The extended-arms pose calls up powerful associations with the crucifixion, which is reinforced by Brown's towering figure, so tall that the outstretched arms are high above the heads of the crowd - as if he were suspended above them. To the Mosaic image is added Christ's.

For Christians, the New Testament details the fulfillment of the Old Testament (``Think not that I am come to destroy the law, or the prophets: I am not come to destroy but to fulfil,'' Jesus says in Matthew). Moses and Jesus parallel each other in the sense of being the two great liberators. Indeed, the long walls of the Sistine Chapel are covered with scenes from the life of Moses on one side and that of Jesus on the other. Moses is seen by Christians as the Old Testament prelude to Jesus.
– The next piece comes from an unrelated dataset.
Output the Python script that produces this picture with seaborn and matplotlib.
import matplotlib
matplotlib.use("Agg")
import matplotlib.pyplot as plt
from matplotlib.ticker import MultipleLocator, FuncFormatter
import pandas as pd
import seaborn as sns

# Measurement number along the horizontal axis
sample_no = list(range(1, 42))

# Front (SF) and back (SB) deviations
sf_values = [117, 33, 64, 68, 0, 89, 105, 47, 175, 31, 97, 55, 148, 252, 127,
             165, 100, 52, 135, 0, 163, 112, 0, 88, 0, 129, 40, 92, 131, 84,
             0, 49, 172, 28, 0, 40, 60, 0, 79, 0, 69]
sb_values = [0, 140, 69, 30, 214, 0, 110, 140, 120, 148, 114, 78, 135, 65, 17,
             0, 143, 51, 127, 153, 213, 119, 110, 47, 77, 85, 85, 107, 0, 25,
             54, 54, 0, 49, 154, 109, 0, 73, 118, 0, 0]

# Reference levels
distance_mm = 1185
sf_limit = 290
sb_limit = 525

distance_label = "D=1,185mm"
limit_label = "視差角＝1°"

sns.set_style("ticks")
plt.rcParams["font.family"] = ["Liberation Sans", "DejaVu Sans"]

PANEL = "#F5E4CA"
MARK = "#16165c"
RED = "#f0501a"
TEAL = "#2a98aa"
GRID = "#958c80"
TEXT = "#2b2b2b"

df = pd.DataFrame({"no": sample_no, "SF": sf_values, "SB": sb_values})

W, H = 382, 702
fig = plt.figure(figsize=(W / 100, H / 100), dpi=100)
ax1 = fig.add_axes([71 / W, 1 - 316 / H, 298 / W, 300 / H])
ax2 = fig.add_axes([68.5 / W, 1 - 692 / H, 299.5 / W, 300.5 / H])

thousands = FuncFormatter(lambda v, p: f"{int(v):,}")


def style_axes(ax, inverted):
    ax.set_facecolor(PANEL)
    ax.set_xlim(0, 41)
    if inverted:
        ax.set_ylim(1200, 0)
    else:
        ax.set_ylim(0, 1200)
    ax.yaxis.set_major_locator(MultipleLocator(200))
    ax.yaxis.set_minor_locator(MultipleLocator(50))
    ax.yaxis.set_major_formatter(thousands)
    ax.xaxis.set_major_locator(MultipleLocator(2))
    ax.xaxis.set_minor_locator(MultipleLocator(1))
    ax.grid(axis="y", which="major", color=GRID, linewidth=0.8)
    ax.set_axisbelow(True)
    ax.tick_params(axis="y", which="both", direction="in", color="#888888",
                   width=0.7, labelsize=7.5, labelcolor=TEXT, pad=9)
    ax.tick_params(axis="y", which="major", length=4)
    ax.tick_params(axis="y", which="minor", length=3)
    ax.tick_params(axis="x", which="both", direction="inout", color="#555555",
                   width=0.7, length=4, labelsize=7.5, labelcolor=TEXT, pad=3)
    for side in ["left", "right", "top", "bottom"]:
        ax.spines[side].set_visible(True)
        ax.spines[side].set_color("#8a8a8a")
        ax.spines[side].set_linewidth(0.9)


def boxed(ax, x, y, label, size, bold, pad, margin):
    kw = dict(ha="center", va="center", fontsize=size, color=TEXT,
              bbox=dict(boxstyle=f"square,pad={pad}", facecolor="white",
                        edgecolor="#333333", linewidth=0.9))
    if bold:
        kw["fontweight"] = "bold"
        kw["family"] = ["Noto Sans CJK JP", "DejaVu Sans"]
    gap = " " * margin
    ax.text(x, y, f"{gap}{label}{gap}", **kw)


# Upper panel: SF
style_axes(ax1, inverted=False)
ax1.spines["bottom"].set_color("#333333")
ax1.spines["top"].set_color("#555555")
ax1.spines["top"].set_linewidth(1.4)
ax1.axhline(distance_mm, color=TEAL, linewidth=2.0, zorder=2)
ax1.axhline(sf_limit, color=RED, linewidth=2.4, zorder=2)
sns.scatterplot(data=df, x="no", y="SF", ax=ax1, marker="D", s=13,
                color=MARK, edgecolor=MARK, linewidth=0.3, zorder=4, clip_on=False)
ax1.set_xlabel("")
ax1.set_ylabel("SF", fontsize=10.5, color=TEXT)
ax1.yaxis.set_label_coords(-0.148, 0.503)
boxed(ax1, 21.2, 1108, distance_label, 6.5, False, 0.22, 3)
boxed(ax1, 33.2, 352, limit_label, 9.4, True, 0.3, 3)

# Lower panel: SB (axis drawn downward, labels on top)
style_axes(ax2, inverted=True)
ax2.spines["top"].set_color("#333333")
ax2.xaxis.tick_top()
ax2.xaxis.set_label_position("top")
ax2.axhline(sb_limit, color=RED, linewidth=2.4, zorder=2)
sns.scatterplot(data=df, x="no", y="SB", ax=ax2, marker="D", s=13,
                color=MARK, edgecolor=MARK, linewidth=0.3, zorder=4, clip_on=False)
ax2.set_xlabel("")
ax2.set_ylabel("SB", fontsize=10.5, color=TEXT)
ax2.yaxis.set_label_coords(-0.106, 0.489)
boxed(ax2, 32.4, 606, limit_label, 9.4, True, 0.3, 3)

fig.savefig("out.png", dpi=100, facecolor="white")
There is also a New Testament ``precursor'' to Christ, John the Baptist. According to Matthew, ``In those days came John the Baptist, preaching in the wilderness of Judaea, ... /For this is he that was spoken of by the prophet Esaias, saying, The voice of one crying in the wilderness, Prepare ye the way of the Lord, make his paths straight. /And the same John had his raiment of camel's hair, and a leathern girdle about his loins....'' To the people, Christ identifies John, as written in the gospel of Luke, ``...he, of whom it is written, Behold, I send my messenger before thy face, which shall prepare thy way before thee.''

Brown wears a rough-looking garment, the color of camel's hair, and two heavy leather belts. His hair stands up wildly. With his mouth wide open he is John, the voice crying in the wilderness, as well as the radiant Moses descending from Sinai, and the crucified Christ, all of them personifications of salvation.
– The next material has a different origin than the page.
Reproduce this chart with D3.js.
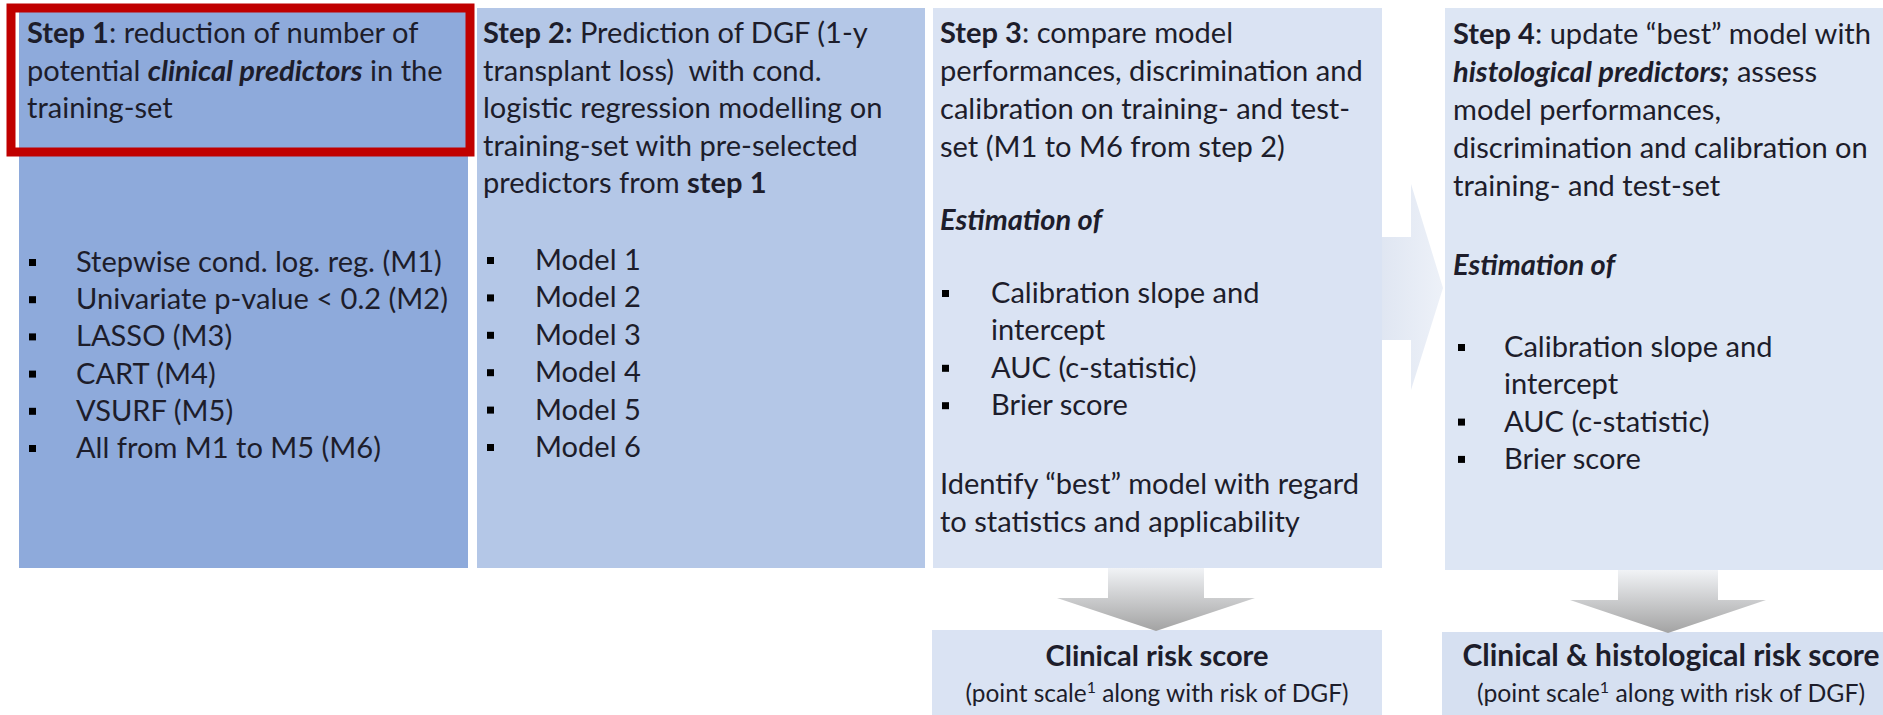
<!DOCTYPE html>
<html>
<head>
<meta charset="utf-8">
<script src="https://cdn.jsdelivr.net/npm/d3@7"></script>
<style>
  html, body { margin: 0; padding: 0; background: #fff; }
  svg { display: block; }
  text { font-family: Lato, "Open Sans", sans-serif; fill: #1d1d2b; }
</style>
</head>
<body>
<script>
// text of the four steps, one line = list of [text, style] runs
const step1Head = [
  [['Step 1', 'b'], [': reduction of number of', '']],
  [['potential ', ''], ['clinical predictors', 'bi'], [' in the', '']],
  [['training-set', '']]
];
const step1Items = [
  ['Stepwise cond. log. reg. (M1)'],
  ['Univariate p-value < 0.2 (M2)'],
  ['LASSO (M3)'],
  ['CART (M4)'],
  ['VSURF (M5)'],
  ['All from M1 to M5 (M6)']
];
const step2Head = [
  [['Step 2:', 'b'], [' Prediction of DGF (1-y', '']],
  [['transplant loss)  with cond.', '']],
  [['logistic regression modelling on', '']],
  [['training-set with pre-selected', '']],
  [['predictors from ', ''], ['step 1', 'b']]
];
const step2Items = [['Model 1'], ['Model 2'], ['Model 3'], ['Model 4'], ['Model 5'], ['Model 6']];
const step3Head = [
  [['Step 3', 'b'], [': compare model', '']],
  [['performances, discrimination and', '']],
  [['calibration on training- and test-', '']],
  [['set (M1 to M6 from step 2)', '']]
];
const step4Head = [
  [['Step 4', 'b'], [': update \u201cbest\u201d model with', '']],
  [['histological predictors;', 'bi'], [' assess', '']],
  [['model performances,', '']],
  [['discrimination and calibration on', '']],
  [['training- and test-set', '']]
];
const estimationLabel = [[['Estimation of', 'bi']]];
const estimationItems = [['Calibration slope and', 'intercept'], ['AUC (c-statistic)'], ['Brier score']];
const step3Foot = [
  [['Identify \u201cbest\u201d model with regard', '']],
  [['to statistics and applicability', '']]
];
const outcomes = ['Clinical risk score', 'Clinical & histological risk score'];
const outcomeNote = [['(point scale', ''], ['1', 'sup'], [' along with risk of DGF)', '']];

const width = 1883;
const height = 715;

const svg = d3.select('body').append('svg')
  .attr('width', width)
  .attr('height', height);

const defs = svg.append('defs');
const grey = defs.append('linearGradient')
  .attr('id', 'down').attr('x1', 0).attr('y1', 0).attr('x2', 0).attr('y2', 1);
grey.append('stop').attr('offset', 0).attr('stop-color', '#f1f3f6');
grey.append('stop').attr('offset', 1).attr('stop-color', '#a3a3a3');
const pale = defs.append('linearGradient')
  .attr('id', 'right').attr('x1', 0).attr('y1', 0).attr('x2', 1).attr('y2', 0);
pale.append('stop').attr('offset', 0).attr('stop-color', '#dde4f1');
pale.append('stop').attr('offset', 1).attr('stop-color', '#edf1f8');

// scale a text so it spans the wanted width
function fit(sel, size, target) {
  sel.attr('font-size', size);
  const len = sel.node().getComputedTextLength();
  const s = size * target / len;
  sel.attr('font-size', s);
  return s;
}

// body font size fitted on the first line of step 1
const probe = svg.append('text').text('Step 1: reduction of number of');
const fs = fit(probe, 26, 391);
probe.remove();

// boxes
const boxes = [
  { x: 19, y: 9, w: 449, h: 559, fill: '#8eaadb' },
  { x: 477, y: 8, w: 448, h: 560, fill: '#b4c7e7' },
  { x: 933, y: 8, w: 449, h: 560, fill: '#dae3f3' },
  { x: 1445, y: 8, w: 438, h: 562, fill: '#dde6f4' },
  { x: 932, y: 630, w: 450, h: 85, fill: '#dae3f3' },
  { x: 1442, y: 632, w: 441, h: 83, fill: '#d6e0f1' }
];

// arrow from step 3 to step 4 (drawn under the boxes)
const ra = d3.path();
ra.moveTo(1370, 237); ra.lineTo(1411, 237); ra.lineTo(1411, 184);
ra.lineTo(1443, 288); ra.lineTo(1411, 390); ra.lineTo(1411, 340);
ra.lineTo(1370, 340); ra.closePath();
svg.append('path').attr('d', ra.toString()).attr('fill', 'url(#right)');

svg.selectAll('rect.box')
  .data(boxes)
  .join('rect')
  .attr('class', 'box')
  .attr('x', (d) => d.x).attr('y', (d) => d.y)
  .attr('width', (d) => d.w).attr('height', (d) => d.h)
  .attr('fill', (d) => d.fill);

// down arrows into the risk scores
const downArrows = [
  { cx: 1156, top: 568, shaft: 48, head: 99, base: 598, tip: 631 },
  { cx: 1668, top: 570, shaft: 50, head: 98, base: 600, tip: 633 }
];
svg.selectAll('path.down')
  .data(downArrows)
  .join('path')
  .attr('class', 'down')
  .attr('fill', 'url(#down)')
  .attr('d', (d) => {
    const p = d3.path();
    p.moveTo(d.cx - d.shaft, d.top); p.lineTo(d.cx + d.shaft, d.top);
    p.lineTo(d.cx + d.shaft, d.base); p.lineTo(d.cx + d.head, d.base);
    p.lineTo(d.cx, d.tip); p.lineTo(d.cx - d.head, d.base);
    p.lineTo(d.cx - d.shaft, d.base); p.closePath();
    return p.toString();
  });

// red frame round the step 1 header
svg.append('rect')
  .attr('x', 11).attr('y', 8).attr('width', 459).attr('height', 144)
  .attr('fill', 'none').attr('stroke', '#c00000').attr('stroke-width', 9);

function runs(sel, line) {
  line.forEach(([t, s]) => {
    const ts = sel.append('tspan').text(t);
    if (s.includes('b')) ts.attr('font-weight', 700);
    if (s.includes('i')) ts.attr('font-style', 'italic');
    if (s === 'sup') ts.attr('baseline-shift', 'super').attr('font-size', '0.65em');
  });
}

// block of lines: x, first baseline y0, line step dy
function block(lines, x, y0, dy) {
  lines.forEach((line, i) => {
    const t = svg.append('text')
      .attr('x', x).attr('y', y0 + i * dy)
      .attr('font-size', fs)
      .style('white-space', 'pre');
    runs(t, line);
  });
}

// bullet list; items may wrap to several lines
function bullets(items, bx, tx, y0, dy) {
  let row = 0;
  items.forEach((item) => {
    const y = y0 + row * dy;
    svg.append('rect')
      .attr('x', bx).attr('y', y - 13).attr('width', 7).attr('height', 7)
      .attr('fill', '#000');
    item.forEach((l, j) => {
      svg.append('text')
        .attr('x', tx).attr('y', y + j * dy)
        .attr('font-size', fs).text(l);
    });
    row += item.length;
  });
}

block(step1Head, 27, 43, 37.5);
bullets(step1Items, 29, 76, 272, 37.2);

block(step2Head, 483, 43, 37.5);
bullets(step2Items, 487, 535, 270, 37.4);

block(step3Head, 940, 43, 38);
block(estimationLabel, 940, 230, 0);
bullets(estimationItems, 942, 991, 303, 37.4);
block(step3Foot, 940, 494, 38);

block(step4Head, 1453, 44, 38);
block(estimationLabel, 1453, 275, 0);
bullets(estimationItems, 1458, 1504, 357, 37.3);

// risk score labels, widths
const centres = [1157, 1671];
const titleWidths = [223, 417];
const noteWidths = [383, 388];
outcomes.forEach((o, i) => {
  const t = svg.append('text')
    .attr('x', centres[i]).attr('y', 666)
    .attr('text-anchor', 'middle')
    .attr('font-weight', 700)
    .text(o);
  fit(t, fs, titleWidths[i]);
  const n = svg.append('text')
    .attr('x', centres[i]).attr('y', 702)
    .attr('text-anchor', 'middle');
  runs(n, outcomeNote);
  fit(n, fs * 0.8, noteWidths[i]);
});
</script>
</body>
</html>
The tornado and the fire, then, are compressed images that carry the meaning of ``The Tragic Prelude.'' They represent the awesome natural phenomena that Curry experienced in his youth, but they also symbolize the apocalyptic storm to which Harper's Ferry was a prelude - the terrible, destructive Civil War rending a path through the prairie of America, a tragic prelude to freedom.